■ Exercise requirements
Search the listing below for the word "with" and copy each line that holds it.

■ Data
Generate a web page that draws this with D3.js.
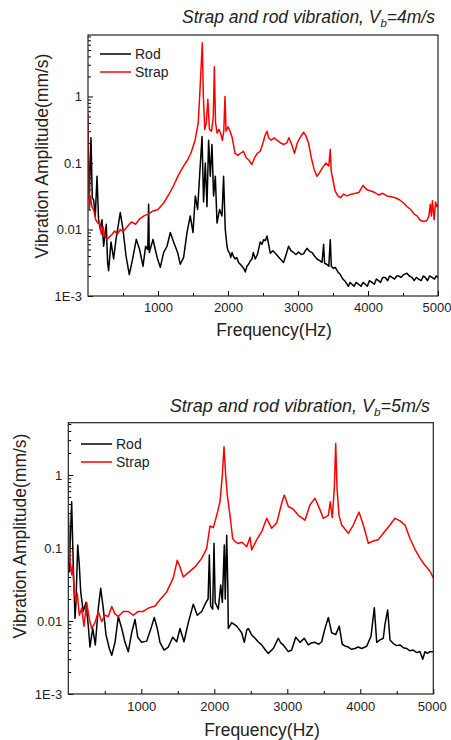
<!DOCTYPE html>
<html>
<head>
<meta charset="utf-8">
<script src="https://d3js.org/d3.v7.min.js"></script>
<style>
  body { margin: 0; background: #fff; }
  svg { display: block; font-family: "Liberation Sans", Arial, sans-serif; }
</style>
</head>
<body>
<div id="visual"></div>
<script>
// spectra: [frequency Hz, amplitude mm/s]
var rod4 = [[0,0.25],[19,0.03],[43,0.24],[61,0.03],[80,0.028],[104,0.016],[129,0.063],[151,0.014],[176,0.01],[200,0.014],[223,0.0056],[247,0.009],[261,0.012],[280,0.0032],[294,0.0024],[329,0.0065],[366,0.0036],[400,0.0071],[437,0.0125],[461,0.018],[500,0.01],[543,0.004],[590,0.0021],[637,0.0036],[690,0.0071],[737,0.005],[786,0.0028],[823,0.0056],[854,0.005],[866,0.024],[876,0.0045],[929,0.0071],[961,0.005],[994,0.0036],[1033,0.0027],[1080,0.0045],[1129,0.0056],[1176,0.009],[1223,0.0065],[1280,0.0045],[1319,0.003],[1366,0.0038],[1414,0.009],[1461,0.016],[1500,0.009],[1533,0.032],[1566,0.02],[1594,0.063],[1629,0.25],[1651,0.026],[1676,0.1],[1700,0.022],[1723,0.22],[1747,0.063],[1771,0.19],[1794,0.032],[1819,0.063],[1843,0.0125],[1880,0.02],[1914,0.016],[1937,0.063],[1961,0.01],[1986,0.0056],[2000,0.0048],[2023,0.0044],[2040,0.0038],[2057,0.0045],[2080,0.0039],[2104,0.0036],[2125,0.0038],[2151,0.0032],[2175,0.003],[2200,0.0028],[2225,0.0026],[2247,0.0023],[2270,0.0028],[2294,0.003],[2320,0.0034],[2343,0.0036],[2361,0.0045],[2390,0.0036],[2420,0.0042],[2461,0.0065],[2485,0.006],[2509,0.007],[2535,0.0068],[2557,0.008],[2580,0.006],[2604,0.0044],[2640,0.0048],[2676,0.0044],[2710,0.004],[2747,0.0036],[2770,0.0034],[2794,0.0032],[2830,0.0042],[2866,0.0056],[2900,0.0048],[2937,0.0045],[2970,0.0042],[3009,0.0046],[3045,0.0042],[3080,0.0043],[3105,0.0048],[3129,0.0052],[3165,0.0047],[3200,0.0045],[3235,0.004],[3271,0.0036],[3310,0.0034],[3343,0.0032],[3366,0.006],[3380,0.0031],[3410,0.003],[3440,0.0028],[3461,0.007],[3476,0.0028],[3505,0.0026],[3533,0.0027],[3570,0.0023],[3604,0.0021],[3640,0.0018],[3676,0.00165],[3720,0.0014],[3745,0.0016],[3771,0.0015],[3800,0.0014],[3830,0.0016],[3866,0.0015],[3900,0.0014],[3930,0.0016],[3961,0.0015],[3990,0.0014],[4020,0.0017],[4057,0.0016],[4090,0.0015],[4120,0.0018],[4151,0.0017],[4180,0.0016],[4210,0.0019],[4247,0.0019],[4280,0.0017],[4310,0.002],[4343,0.0019],[4380,0.0018],[4410,0.002],[4437,0.002],[4470,0.0019],[4510,0.0021],[4557,0.0022],[4590,0.002],[4629,0.0019],[4660,0.0017],[4690,0.0019],[4723,0.0018],[4760,0.0017],[4790,0.002],[4819,0.0019],[4850,0.0017],[4880,0.002],[4914,0.0019],[4950,0.0018],[4975,0.002],[5000,0.0019]];

var strap4 = [[0,0.55],[8,0.11],[20,0.02],[35,0.032],[55,0.022],[80,0.02],[110,0.014],[140,0.0125],[165,0.013],[190,0.0085],[215,0.011],[245,0.0078],[275,0.0072],[310,0.0078],[345,0.0085],[380,0.0095],[420,0.0085],[460,0.01],[500,0.0092],[560,0.011],[620,0.013],[680,0.012],[740,0.0145],[800,0.016],[860,0.017],[930,0.019],[1000,0.02],[1080,0.025],[1150,0.033],[1220,0.045],[1290,0.065],[1360,0.088],[1420,0.11],[1470,0.14],[1530,0.22],[1575,0.4],[1605,1.6],[1633,6.4],[1648,1.0],[1668,0.32],[1690,0.4],[1712,0.9],[1735,0.32],[1765,0.3],[1790,0.5],[1805,2.8],[1822,0.4],[1845,0.28],[1870,0.32],[1895,0.28],[1920,0.22],[1940,0.3],[1957,1.0],[1972,0.3],[2000,0.35],[2030,0.3],[2060,0.24],[2100,0.14],[2140,0.13],[2180,0.14],[2220,0.15],[2260,0.12],[2300,0.11],[2340,0.095],[2380,0.12],[2420,0.14],[2460,0.15],[2500,0.2],[2530,0.26],[2557,0.3],[2580,0.24],[2620,0.22],[2660,0.24],[2700,0.22],[2750,0.2],[2800,0.19],[2840,0.2],[2870,0.24],[2910,0.19],[2950,0.14],[2990,0.2],[3040,0.25],[3080,0.29],[3110,0.26],[3150,0.2],[3190,0.12],[3230,0.08],[3270,0.063],[3310,0.072],[3350,0.085],[3400,0.1],[3440,0.09],[3461,0.16],[3475,0.075],[3500,0.055],[3530,0.038],[3570,0.032],[3610,0.03],[3650,0.034],[3700,0.032],[3760,0.034],[3820,0.035],[3870,0.036],[3930,0.046],[3980,0.04],[4040,0.038],[4100,0.036],[4150,0.033],[4210,0.035],[4270,0.032],[4330,0.031],[4390,0.03],[4450,0.028],[4510,0.025],[4560,0.022],[4610,0.02],[4660,0.017],[4700,0.016],[4740,0.014],[4790,0.0132],[4840,0.0135],[4870,0.016],[4890,0.024],[4905,0.016],[4920,0.027],[4945,0.014],[4965,0.026],[4985,0.022],[5000,0.024]];

var rod5 = [[0,0.08],[12,0.047],[46,0.43],[68,0.058],[92,0.0108],[105,0.018],[129,0.11],[151,0.058],[170,0.025],[205,0.0135],[242,0.018],[274,0.0085],[297,0.0044],[334,0.0079],[370,0.0047],[411,0.015],[444,0.028],[479,0.015],[516,0.0065],[562,0.0042],[595,0.0034],[640,0.0051],[685,0.0115],[732,0.0079],[777,0.0051],[822,0.0038],[868,0.0069],[914,0.0105],[951,0.006],[1005,0.0051],[1074,0.0053],[1142,0.0085],[1178,0.0112],[1219,0.0079],[1256,0.0051],[1311,0.004],[1370,0.0044],[1430,0.006],[1485,0.0052],[1530,0.0079],[1585,0.0052],[1644,0.0095],[1712,0.017],[1767,0.012],[1827,0.0135],[1886,0.018],[1915,0.02],[1932,0.08],[1950,0.016],[1978,0.0145],[1996,0.116],[2012,0.018],[2055,0.0145],[2088,0.031],[2110,0.018],[2137,0.11],[2150,0.02],[2170,0.15],[2185,0.03],[2192,0.0079],[2238,0.0095],[2307,0.0085],[2375,0.0069],[2411,0.0051],[2444,0.0075],[2466,0.0079],[2510,0.0065],[2558,0.0058],[2600,0.0052],[2649,0.0047],[2700,0.004],[2740,0.0036],[2808,0.0042],[2877,0.0058],[2910,0.005],[2945,0.0047],[3014,0.0038],[3060,0.004],[3115,0.006],[3174,0.0051],[3233,0.0058],[3288,0.0047],[3330,0.005],[3379,0.0051],[3430,0.0048],[3471,0.0052],[3516,0.0079],[3562,0.0112],[3608,0.0069],[3663,0.0065],[3712,0.0085],[3753,0.0048],[3800,0.0045],[3836,0.0044],[3880,0.0041],[3927,0.0042],[3970,0.0044],[4019,0.0042],[4088,0.0045],[4147,0.0062],[4192,0.0152],[4225,0.0051],[4270,0.0055],[4315,0.0058],[4338,0.009],[4375,0.0142],[4407,0.0055],[4452,0.0049],[4500,0.0046],[4544,0.0047],[4590,0.0043],[4636,0.0042],[4680,0.0039],[4726,0.004],[4770,0.0037],[4818,0.0038],[4855,0.003],[4886,0.0038],[4920,0.0036],[4955,0.0038],[5000,0.0038]];

var strap5 = [[0,0.31],[12,0.15],[23,0.065],[47,0.043],[60,0.058],[78,0.028],[105,0.018],[123,0.024],[151,0.012],[184,0.015],[215,0.0085],[252,0.018],[288,0.0105],[321,0.0079],[366,0.0095],[411,0.0135],[458,0.0098],[503,0.012],[548,0.0115],[595,0.0158],[640,0.0125],[685,0.0115],[753,0.0135],[822,0.0135],[890,0.012],[959,0.0135],[1027,0.0135],[1096,0.015],[1188,0.016],[1256,0.0195],[1348,0.025],[1438,0.039],[1493,0.068],[1530,0.055],[1575,0.04],[1644,0.046],[1736,0.055],[1827,0.072],[1896,0.099],[1941,0.2],[1986,0.19],[2033,0.28],[2078,0.43],[2110,1.0],[2133,2.44],[2156,1.0],[2178,0.53],[2215,0.28],[2252,0.135],[2284,0.122],[2330,0.115],[2375,0.12],[2421,0.11],[2444,0.104],[2489,0.14],[2512,0.094],[2581,0.13],[2649,0.167],[2718,0.255],[2786,0.186],[2855,0.22],[2923,0.41],[2959,0.53],[3014,0.37],[3082,0.34],[3151,0.28],[3242,0.24],[3311,0.39],[3379,0.48],[3434,0.36],[3493,0.255],[3562,0.28],[3589,0.43],[3616,0.26],[3644,0.66],[3663,2.7],[3681,0.66],[3708,0.28],[3745,0.206],[3836,0.159],[3904,0.206],[3982,0.31],[4041,0.206],[4110,0.116],[4178,0.125],[4247,0.13],[4315,0.159],[4407,0.206],[4475,0.255],[4544,0.235],[4612,0.206],[4681,0.135],[4749,0.096],[4818,0.072],[4886,0.058],[4955,0.048],[5000,0.039]];

var freqTicks = [1000, 2000, 3000, 4000, 5000];
var freqMinor = [500, 1500, 2500, 3500, 4500];
var ampTicks = [0.001, 0.01, 0.1, 1];
var ampLabels = ["1E-3", "0.01", "0.1", "1"];
var seriesNames = ["Rod", "Strap"];
var seriesColors = ["#000000", "#ff0000"];

var svg = d3.select("#visual")
  .append("svg")
    .attr("width", 451)
    .attr("height", 740);

function drawPanel(p) {
  var g = svg.append("g")
    .attr("transform", "translate(" + p.left + "," + p.top + ")");

  var x = d3.scaleLinear().domain([0, 5000]).range([0, p.width]);
  var y = d3.scaleLog().domain([0.001, p.ymax]).range([p.height, 0]);

  // minor decade ticks 2..9
  var minors = [];
  [0.001, 0.01, 0.1, 1].forEach(function(d) {
    for (var k = 2; k <= 9; k++) if (d * k <= p.ymax) minors.push(d * k);
  });

  g.append("g")
    .call(d3.axisLeft(y).tickValues(minors).tickSize(-3).tickSizeOuter(0).tickFormat(""))
    .call(function(a) { a.select(".domain").remove(); });

  g.append("g")
    .call(d3.axisLeft(y).tickValues(ampTicks).tickSize(-5).tickSizeOuter(0).tickPadding(6)
      .tickFormat(function(d, i) { return ampLabels[i]; }))
    .call(function(a) {
      a.select(".domain").remove();
      a.selectAll("text").attr("font-size", 13).attr("fill", "#222").attr("font-family", null);
    });

  g.append("g")
    .attr("transform", "translate(0," + p.height + ")")
    .call(d3.axisBottom(x).tickValues(freqMinor).tickSize(-3).tickSizeOuter(0).tickFormat(""))
    .call(function(a) { a.select(".domain").remove(); });

  g.append("g")
    .attr("transform", "translate(0," + p.height + ")")
    .call(d3.axisBottom(x).tickValues(freqTicks).tickSize(-5).tickSizeOuter(0).tickPadding(p.xpad)
      .tickFormat(d3.format("d")))
    .call(function(a) {
      a.select(".domain").remove();
      a.selectAll("text").attr("font-size", 13).attr("fill", "#222").attr("font-family", null);
      // last label sits at the page edge, pull it in a touch
      a.selectAll("text").filter(function(d) { return d === 5000; }).attr("dx", -1.5);
    });

  // clip so nothing runs outside the box
  g.append("clipPath").attr("id", "clip" + p.id)
    .append("rect").attr("width", p.width).attr("height", p.height);

  var line = d3.line()
    .x(function(d) { return x(d[0]); })
    .y(function(d) { return y(d[1]); });

  var plot = g.append("g").attr("clip-path", "url(#clip" + p.id + ")");
  [p.rod, p.strap].forEach(function(s, i) {
    plot.append("path")
      .datum(s)
      .attr("fill", "none")
      .attr("stroke", seriesColors[i])
      .attr("stroke-width", 1.5)
      .attr("stroke-linejoin", "round")
      .attr("d", line);
  });

  // frame
  g.append("rect")
    .attr("width", p.width)
    .attr("height", p.height)
    .attr("fill", "none")
    .attr("stroke", "#222")
    .attr("stroke-width", 1.2);

  // legend
  seriesNames.forEach(function(name, i) {
    var ly = p.legY + i * 18;
    g.append("line")
      .attr("x1", p.legX).attr("x2", p.legX + 31)
      .attr("y1", ly).attr("y2", ly)
      .attr("stroke", seriesColors[i]).attr("stroke-width", 1.5);
    g.append("text")
      .attr("x", p.legX + 35).attr("y", ly + 5)
      .attr("font-size", 14).attr("fill", "#222")
      .text(name);
  });

  // axis titles
  svg.append("text")
    .attr("x", p.xTitleX).attr("y", p.xTitleY)
    .attr("text-anchor", "middle")
    .attr("font-size", p.titleSize).attr("fill", "#222")
    .text("Frequency(Hz)");

  svg.append("text")
    .attr("transform", "translate(" + p.yTitleX + "," + p.yTitleY + ") rotate(-90)")
    .attr("text-anchor", "middle")
    .attr("dominant-baseline", "central")
    .attr("font-size", p.titleSize).attr("fill", "#222")
    .text("Vibration Amplitude(mm/s)");

  // panel title with subscript
  var t = svg.append("text")
    .attr("x", p.headX).attr("y", p.headY)
    .attr("text-anchor", "end")
    .attr("font-style", "italic")
    .attr("font-size", p.headSize).attr("fill", "#222");
  t.append("tspan").text("Strap and rod vibration, V");
  t.append("tspan").attr("dy", 4).attr("font-size", p.headSize * 0.65).text("b");
  t.append("tspan").attr("dy", -4).text("=" + p.speed);
}

drawPanel({
  id: 1, left: 88, top: 35, width: 350, height: 261, ymax: 8.4,
  rod: rod4, strap: strap4, speed: "4m/s", xpad: 7,
  legX: 12, legY: 19,
  xTitleX: 274, xTitleY: 336, yTitleX: 42, yTitleY: 156, titleSize: 17.5,
  headX: 435, headY: 23, headSize: 17.5
});

drawPanel({
  id: 2, left: 68.3, top: 422.7, width: 365, height: 271.3, ymax: 5.2,
  rod: rod5, strap: strap5, speed: "5m/s", xpad: 8,
  legX: 12.7, legY: 21.3,
  xTitleX: 262, xTitleY: 736, yTitleX: 20, yTitleY: 536, titleSize: 17.5,
  headX: 430, headY: 412, headSize: 18
});
</script>
</body>
</html>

■ The response
Generate a web page that draws this with D3.js.
  // panel title with subscript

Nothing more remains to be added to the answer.